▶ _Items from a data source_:
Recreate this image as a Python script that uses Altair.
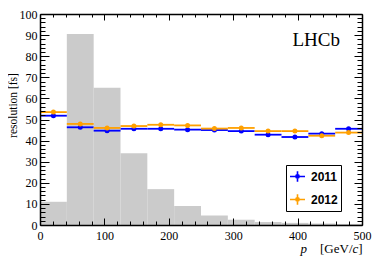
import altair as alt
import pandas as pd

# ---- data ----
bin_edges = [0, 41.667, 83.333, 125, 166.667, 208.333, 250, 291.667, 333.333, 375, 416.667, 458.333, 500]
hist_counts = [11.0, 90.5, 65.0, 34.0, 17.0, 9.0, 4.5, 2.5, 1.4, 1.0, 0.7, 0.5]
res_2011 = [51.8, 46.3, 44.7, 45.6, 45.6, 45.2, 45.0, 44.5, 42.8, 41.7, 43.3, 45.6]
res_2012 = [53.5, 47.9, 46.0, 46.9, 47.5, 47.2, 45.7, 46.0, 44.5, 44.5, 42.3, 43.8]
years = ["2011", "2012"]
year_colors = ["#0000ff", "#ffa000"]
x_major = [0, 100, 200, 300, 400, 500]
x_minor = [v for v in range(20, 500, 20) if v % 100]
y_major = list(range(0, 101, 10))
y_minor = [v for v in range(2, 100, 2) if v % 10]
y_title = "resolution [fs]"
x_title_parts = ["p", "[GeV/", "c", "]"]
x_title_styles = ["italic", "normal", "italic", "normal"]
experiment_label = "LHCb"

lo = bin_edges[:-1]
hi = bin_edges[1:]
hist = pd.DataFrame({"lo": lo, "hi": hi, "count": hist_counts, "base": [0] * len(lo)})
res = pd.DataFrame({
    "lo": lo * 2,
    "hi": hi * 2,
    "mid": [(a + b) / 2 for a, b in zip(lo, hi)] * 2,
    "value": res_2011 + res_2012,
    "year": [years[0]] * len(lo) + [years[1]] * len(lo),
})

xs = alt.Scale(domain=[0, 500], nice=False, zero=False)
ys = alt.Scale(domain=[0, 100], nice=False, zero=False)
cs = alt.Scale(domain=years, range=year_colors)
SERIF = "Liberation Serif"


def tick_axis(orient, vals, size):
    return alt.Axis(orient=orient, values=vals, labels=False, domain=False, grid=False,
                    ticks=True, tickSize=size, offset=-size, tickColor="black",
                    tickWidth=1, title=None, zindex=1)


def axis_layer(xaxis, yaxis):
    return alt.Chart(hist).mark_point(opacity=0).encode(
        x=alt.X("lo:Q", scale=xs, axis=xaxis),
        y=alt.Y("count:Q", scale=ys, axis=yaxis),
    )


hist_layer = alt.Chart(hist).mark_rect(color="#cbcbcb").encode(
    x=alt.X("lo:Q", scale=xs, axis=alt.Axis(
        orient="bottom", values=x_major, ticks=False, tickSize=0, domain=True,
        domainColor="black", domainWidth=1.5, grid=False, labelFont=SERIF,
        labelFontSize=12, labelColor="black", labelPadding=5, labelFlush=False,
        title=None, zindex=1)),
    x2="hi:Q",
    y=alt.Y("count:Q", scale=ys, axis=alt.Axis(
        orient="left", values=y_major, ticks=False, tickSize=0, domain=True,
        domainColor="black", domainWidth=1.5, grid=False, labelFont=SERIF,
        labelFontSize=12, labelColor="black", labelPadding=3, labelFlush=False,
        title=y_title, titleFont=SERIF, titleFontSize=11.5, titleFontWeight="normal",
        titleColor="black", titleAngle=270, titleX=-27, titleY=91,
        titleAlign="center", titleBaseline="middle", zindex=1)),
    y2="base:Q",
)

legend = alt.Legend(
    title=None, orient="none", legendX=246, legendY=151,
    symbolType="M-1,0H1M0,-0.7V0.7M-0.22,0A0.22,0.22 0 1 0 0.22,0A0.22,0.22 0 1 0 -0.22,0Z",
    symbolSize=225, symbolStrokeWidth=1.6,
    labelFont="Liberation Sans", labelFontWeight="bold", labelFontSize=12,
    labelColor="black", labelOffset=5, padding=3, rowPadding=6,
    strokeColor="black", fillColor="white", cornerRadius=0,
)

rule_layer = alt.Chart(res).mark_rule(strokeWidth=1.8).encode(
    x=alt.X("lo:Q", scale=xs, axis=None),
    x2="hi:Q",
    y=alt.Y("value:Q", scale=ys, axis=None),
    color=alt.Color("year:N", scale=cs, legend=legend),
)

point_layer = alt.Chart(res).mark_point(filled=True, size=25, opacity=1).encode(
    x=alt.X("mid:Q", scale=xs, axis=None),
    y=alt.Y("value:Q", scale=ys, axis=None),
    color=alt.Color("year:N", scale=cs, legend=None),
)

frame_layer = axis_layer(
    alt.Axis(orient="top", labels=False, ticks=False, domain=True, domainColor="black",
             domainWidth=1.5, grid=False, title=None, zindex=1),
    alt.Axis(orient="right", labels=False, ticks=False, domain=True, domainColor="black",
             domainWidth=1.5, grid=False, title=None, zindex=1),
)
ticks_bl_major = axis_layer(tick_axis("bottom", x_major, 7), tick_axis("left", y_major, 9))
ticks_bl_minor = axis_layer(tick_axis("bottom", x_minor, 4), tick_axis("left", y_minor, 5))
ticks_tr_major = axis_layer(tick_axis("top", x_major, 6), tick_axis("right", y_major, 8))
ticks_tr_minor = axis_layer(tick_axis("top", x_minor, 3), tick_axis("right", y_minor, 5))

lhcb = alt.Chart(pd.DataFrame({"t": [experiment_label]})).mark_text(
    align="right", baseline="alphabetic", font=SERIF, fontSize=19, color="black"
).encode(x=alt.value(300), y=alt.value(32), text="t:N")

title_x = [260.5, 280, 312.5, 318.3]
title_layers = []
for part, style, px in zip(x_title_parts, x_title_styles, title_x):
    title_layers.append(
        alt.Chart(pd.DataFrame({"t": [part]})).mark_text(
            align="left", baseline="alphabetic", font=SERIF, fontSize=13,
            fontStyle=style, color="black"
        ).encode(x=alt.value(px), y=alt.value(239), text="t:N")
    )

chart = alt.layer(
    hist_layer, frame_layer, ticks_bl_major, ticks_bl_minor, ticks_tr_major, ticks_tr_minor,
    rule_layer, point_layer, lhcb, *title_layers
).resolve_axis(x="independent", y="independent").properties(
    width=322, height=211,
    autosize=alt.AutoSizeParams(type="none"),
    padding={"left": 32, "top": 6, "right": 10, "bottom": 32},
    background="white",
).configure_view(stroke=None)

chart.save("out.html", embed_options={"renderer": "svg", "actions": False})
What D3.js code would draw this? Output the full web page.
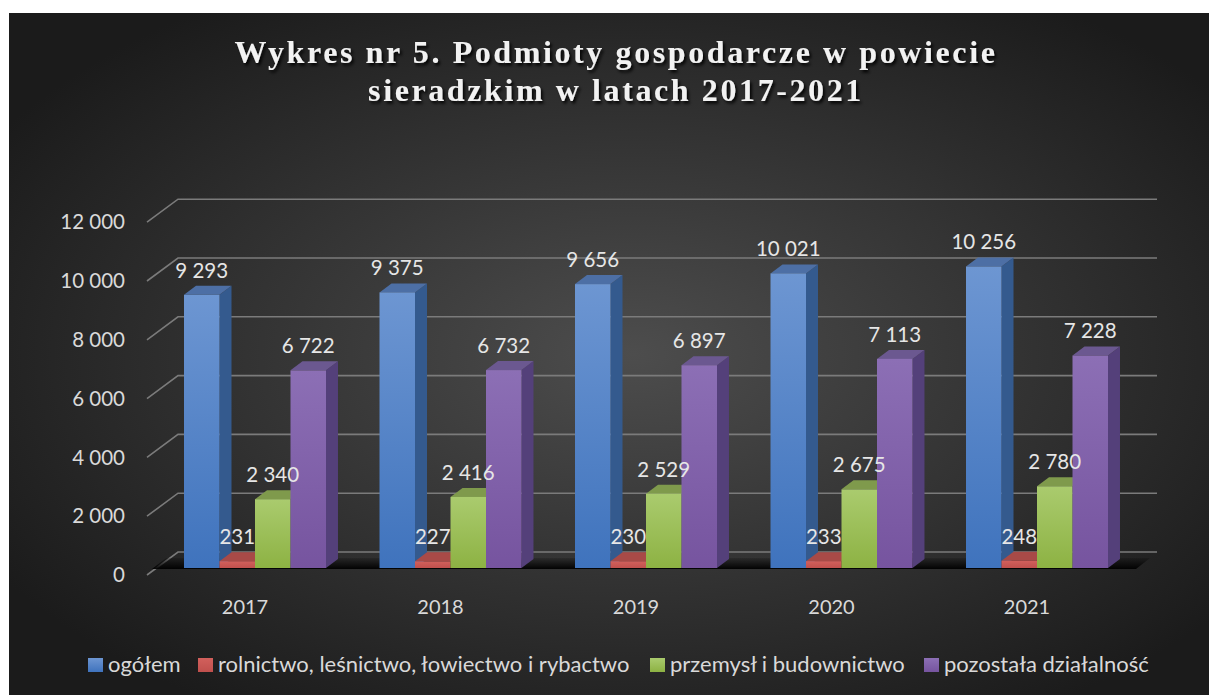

▶ _Stated exercise_: Repeat only the lines between the start of the data and the line with "import pandas as pd", including those two lines, and skip the pictures.

▶ _Response to this exercise_:
Recreate this image as a Python script that uses Altair.
import altair as alt
import pandas as pd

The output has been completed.